An Unsplit Convolutional Perfectly Matched Layer for Visco-Acoustic Wave Equation with Fractional Time Derivatives

Wang, Yufeng (State Key Laboratory of Petroleum Resources and Prospecting, CNPC Key Lab of Geophysical Exploration, China University of Petroleum) | Zhou, Hui (State Key Laboratory of Petroleum Resources and Prospecting, CNPC Key Lab of Geophysical Exploration, China University of Petroleum) | Li, Qingqing (State Key Laboratory of Petroleum Resources and Prospecting, CNPC Key Lab of Geophysical Exploration, China University of Petroleum) | Chen, Hanming (State Key Laboratory of Petroleum Resources and Prospecting, CNPC Key Lab of Geophysical Exploration, China University of Petroleum) | Gan, Shuwei (State Key Laboratory of Petroleum Resources and Prospecting, CNPC Key Lab of Geophysical Exploration, China University of Petroleum) | Chen, Yangkang (The Unversity of Texas at Austin)

OnePetro 

Summary

We apply the unsplit convolutional perfectly matched layer (CPML) absorbing boundary condition (ABC) to the viscoacoustic wave, which is derived from Kjartansson’s constant-Q model, with second-order spatial derivatives and fractional time derivatives, to annihilate spurious reflections from near-grazing incidence waves in the time domain. Computationally expensive temporal convolution in the unsplit CPML formulation are resolved by an effective recursive convolution update strategy which calculates time integration with the trapezoidal approximation, while the fractional time derivatives are computed with the Grünwald- Letnikov (GL) approximations. We verify the results by comparison with the 2D analytical solution obtained from wave propagation in homogeneous Pierre Shale.

Introduction

Perfectly matched layer (PML) absorbing boundary condition was introduced by Bérenger (1994) for the numerical simulations of electromagnetic waves in an unbounded medium. It can theoretically absorb the incident waves at the interface with the elastic volume, regardless of their incidence angle or frequency. However, the performance degrades upon the finite-difference time domain (FDTD) discretization, especially in the case of grazing incidence (Roden and Gedney, 2000; Bérenger, 2002a, 2002b). To deal with this problem, Kuzuoglu and Mittra (1996) proposed a general complex frequency shifted (CFS) method, in which a Butterworth-type filter is implemented in the layer. This approach is also known as convolutional PML (CPML) or complex frequency shifted PML (CFS-PML) (Bérenger, 2002a, 2002b), which has been proved to be more effective in absorbing the propagating wave modes at grazing incidence than the classical PMLs (Roden and Gedney, 2000; Komatitsch and Martin, 2007; Martin and Komatitsch, 2009; Drossaert and Giannopoulos, 2007a, 2007b).

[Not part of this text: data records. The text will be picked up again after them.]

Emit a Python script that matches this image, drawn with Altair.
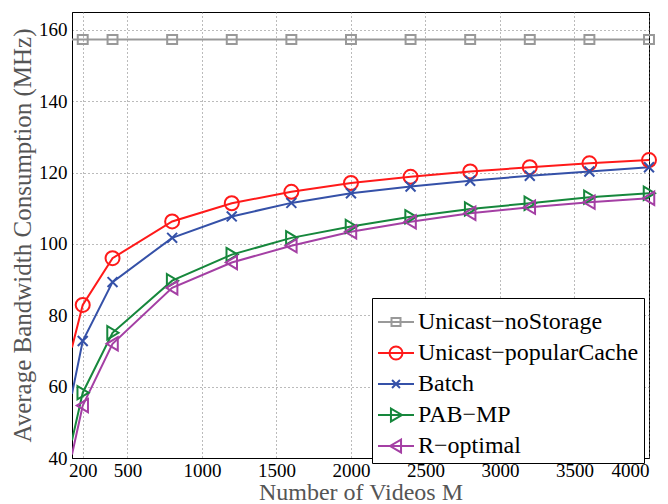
import altair as alt
import pandas as pd

series = ["Unicast−noStorage", "Unicast−popularCache", "Batch", "PAB−MP", "R−optimal"]
colors = ["#999999", "#ff1a1a", "#3551a8", "#16873c", "#a43fa4"]

M_values = [128, 200, 400, 800, 1200, 1600, 2000, 2400, 2800, 3200, 3600, 4000]
no_storage = [157.3, 157.3, 157.3, 157.3, 157.3, 157.3, 157.3, 157.3, 157.3, 157.3, 157.3, 157.3]
popular_cache = [71.0, 82.9, 96.0, 106.3, 111.4, 114.6, 117.1, 118.8, 120.3, 121.5, 122.6, 123.5]
batch = [58.0, 72.8, 89.3, 101.7, 107.7, 111.5, 114.2, 116.1, 117.7, 119.1, 120.3, 121.5]
pab_mp = [45.0, 58.3, 75.1, 89.7, 97.0, 101.7, 104.9, 107.6, 109.8, 111.4, 113.1, 114.2]
r_optimal = [41.0, 54.7, 72.0, 87.7, 94.8, 99.5, 103.4, 106.2, 108.6, 110.3, 111.7, 112.8]

x_ticks = [200, 500, 1000, 1500, 2000, 2500, 3000, 3500, 4000]
y_ticks = [40, 60, 80, 100, 120, 140, 160]

# marker glyphs (unit box, drawn at size 196 -> 14px box)
marker_shapes = [
    "M-0.71,-0.64H0.71V0.64H-0.71Z",
    "M1,0A1,1 0 1,1 -1,0A1,1 0 1,1 1,0",
    "M-0.71,-0.71L0.71,0.71M-0.71,0.71L0.71,-0.71",
    "M-0.75,-0.95L0.85,0L-0.75,0.95Z",
    "M0.75,-0.95L-0.85,0L0.75,0.95Z",
]
# legend glyphs: line through marker (unit box, drawn at 36px)
legend_shapes = [
    "M-1,0H1M-0.25,-0.22H0.25V0.22H-0.25Z",
    "M-1,0H1M0.36,0A0.36,0.36 0 1,1 -0.36,0A0.36,0.36 0 1,1 0.36,0",
    "M-1,0H1M-0.22,-0.22L0.22,0.22M-0.22,0.22L0.22,-0.22",
    "M-1,0H1M-0.28,-0.36L0.33,0L-0.28,0.36Z",
    "M-1,0H1M0.28,-0.36L-0.33,0L0.28,0.36Z",
]

rows = []
for s, col, shp, vals in zip(series, colors, marker_shapes,
                             [no_storage, popular_cache, batch, pab_mp, r_optimal]):
    for m, v in zip(M_values, vals):
        rows.append({"series": s, "M": m, "value": v, "shape": shp, "color": col})
df = pd.DataFrame(rows)

font = "Liberation Serif"

x_enc = alt.X(
    "M:Q",
    scale=alt.Scale(domain=[128, 4000], nice=False, zero=False),
    axis=alt.Axis(values=x_ticks, format="d", title="Number of Videos M",
                  titlePadding=0, labelPadding=3, titleFontSize=24),
)
y_enc = alt.Y(
    "value:Q",
    scale=alt.Scale(domain=[40, 165], nice=False, zero=False),
    axis=alt.Axis(values=y_ticks, title="Average Bandwidth Consumption (MHz)",
                  titlePadding=3, labelPadding=5, titleFontSize=25),
)
color_scale = alt.Scale(domain=series, range=colors)

lines = alt.Chart(df).mark_line(strokeWidth=2, clip=True).encode(
    x=x_enc, y=y_enc,
    stroke=alt.Stroke("color:N", scale=None),
    detail="series:N",
    order="M:Q",
)

points = alt.Chart(df).transform_filter("datum.M >= 200").mark_point(
    filled=False, strokeWidth=2, size=196, opacity=1
).encode(
    x=x_enc, y=y_enc,
    stroke=alt.Stroke("color:N", scale=None),
    shape=alt.Shape("shape:N", scale=None),
)

leg = alt.Legend(
    title=None, orient="none", legendX=300, legendY=286,
    fillColor="white", strokeColor="black", padding=5,
    labelFont=font, labelFontSize=24, labelColor="black", labelLimit=400,
    labelOffset=3, rowPadding=-1,
    symbolStrokeWidth=2, symbolSize=1296,
)

# legend-only layer: no rows, entries come from the explicit scale domain
legend_layer = alt.Chart(df).transform_filter("datum.M < 0").mark_point(
    filled=False, strokeWidth=2, size=1296
).encode(
    x=x_enc, y=y_enc,
    color=alt.Color("series:N", scale=color_scale, legend=leg),
    shape=alt.Shape("series:N", scale=alt.Scale(domain=series, range=legend_shapes), legend=leg),
)

chart = alt.layer(lines, points, legend_layer).properties(
    width=577, height=446,
    autosize=alt.AutoSizeParams(type="none"),
    padding={"left": 72, "top": 12, "right": 19, "bottom": 46},
).configure(
    font=font,
).configure_view(
    stroke="black", strokeWidth=1,
).configure_axis(
    domainColor="black", domainWidth=1,
    grid=True, gridColor="#777777", gridDash=[1, 3], gridWidth=1,
    ticks=False, tickSize=0,
    labelFont=font, labelFontSize=19, labelColor="black",
    titleFont=font, titleColor="#555555", titleFontWeight="normal",
)

chart.save("out.html", embed_options={"renderer": "svg", "actions": False})
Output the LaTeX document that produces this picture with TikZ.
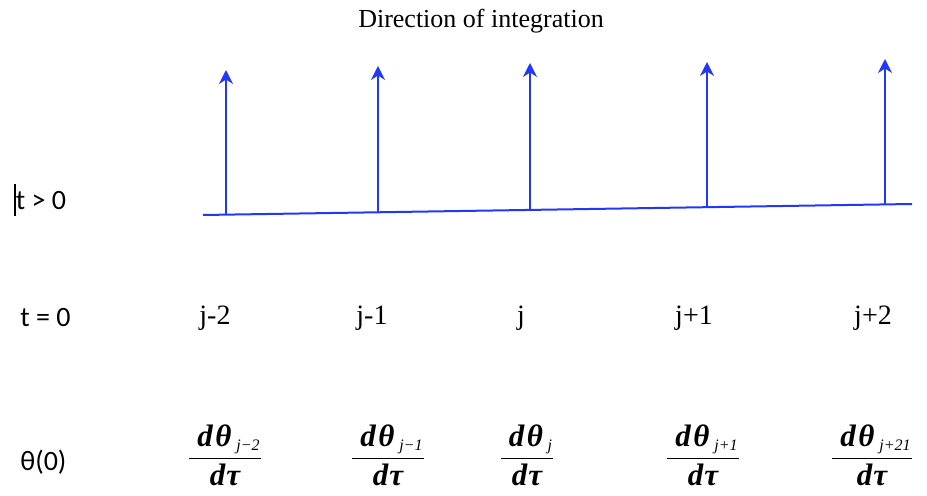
\documentclass[tikz,border=0pt]{standalone}
\usepackage{fontspec}
\usepackage{amsmath}
\setmainfont{Liberation Serif}
\newfontfamily\sidefont{Carlito}
\usetikzlibrary{arrows.meta}
\definecolor{gridblue}{RGB}{35,55,250}
\newcommand\ratefrac[1]{$\dfrac{\;\text{\bfseries\itshape d\kern0.08em θ}\,{}_{\text{\itshape\footnotesize #1}}}{\text{\bfseries\itshape d\kern0.04em τ}}$}
\tikzset{
  axisline/.style={draw=gridblue, line width=1pt},
  uparrow/.style={draw=gridblue, line width=1pt, -{Stealth[length=7pt,width=7pt]}},
  sidelabel/.style={anchor=west, inner sep=0pt, font=\sidefont\fontsize{14}{16}\selectfont},
  idxlabel/.style={inner sep=0pt, font=\fontsize{14}{16}\selectfont},
  ratelabel/.style={inner sep=0pt, font=\fontsize{15.5}{18}\selectfont}
}
\begin{document}
\begin{tikzpicture}[x=0.5pt,y=-0.5pt]
    \useasboundingbox (0,0) rectangle (927,496);
    \node[inner sep=0pt, font=\fontsize{13}{15}\selectfont] (title) at (481,21) {Direction of integration};

    % rows on the left
    \node[sidelabel] (tpos) at (14,200) {\rule[-0.25em]{0.7pt}{1.15em}t > 0};
    \node[sidelabel] (tzero) at (20,318) {t = 0};
    \node[sidelabel] (theta) at (20,462) {θ(0)};

    % line at t > 0
    \coordinate (lstart) at (203,215);
    \coordinate (lend) at (912,204);
    \draw[axisline] (lstart) -- (lend);

    \foreach \n/\x/\yb/\yt/\lx/\lab/\fx/\sub in {
        1/226/214.6/70/215/j-2/225/j−2,
        2/378/212.3/66/372/j-1/388/j−1,
        3/530/209.9/63/521/j/527/j,
        4/707/207.2/62/694/j+1/703/j+1,
        5/885/204.4/59/873/j+2/872/j+21}{
      \coordinate (base\n) at (\x,\yb);
      \coordinate (tip\n) at (\x,\yt);
      \draw[uparrow] (base\n) -- (tip\n);
      \node[idxlabel] (idx\n) at (\lx,318) {\lab};
      \node[ratelabel] (rate\n) at (\fx,455) {\ratefrac{\sub}};
    }
  \end{tikzpicture}
\end{document}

Generally, the unsplit CPML has been applied to the wave equation recast as a first-order system in velocity and stress (Komatitsch and Martin, 2007; Martin and Komatitsch, 2009; Chen et. al., 2014). However, it was rarely used in numerical schemes based on the wave equation written as a second-order system in displacement. This form of wave equation is commonly used in finite-element methods (FEM), the spectral-element method (SEM) and some finite-difference methods. Several unsplit CPMLs have already been applied to the second-order wave equations (Li and Matar, 2010; René Matzen, 2011). Li and Matar (2010) presented an unsplit CPML for the second-order wave equation that contains auxiliary memory variables to avoid the convolution operators. Matzen (2011) developed a novel CPML formulation based on the second-order wave equation with displacements as the only unknowns, which is implemented by slightly modifying the existing displacement-based finite element framework.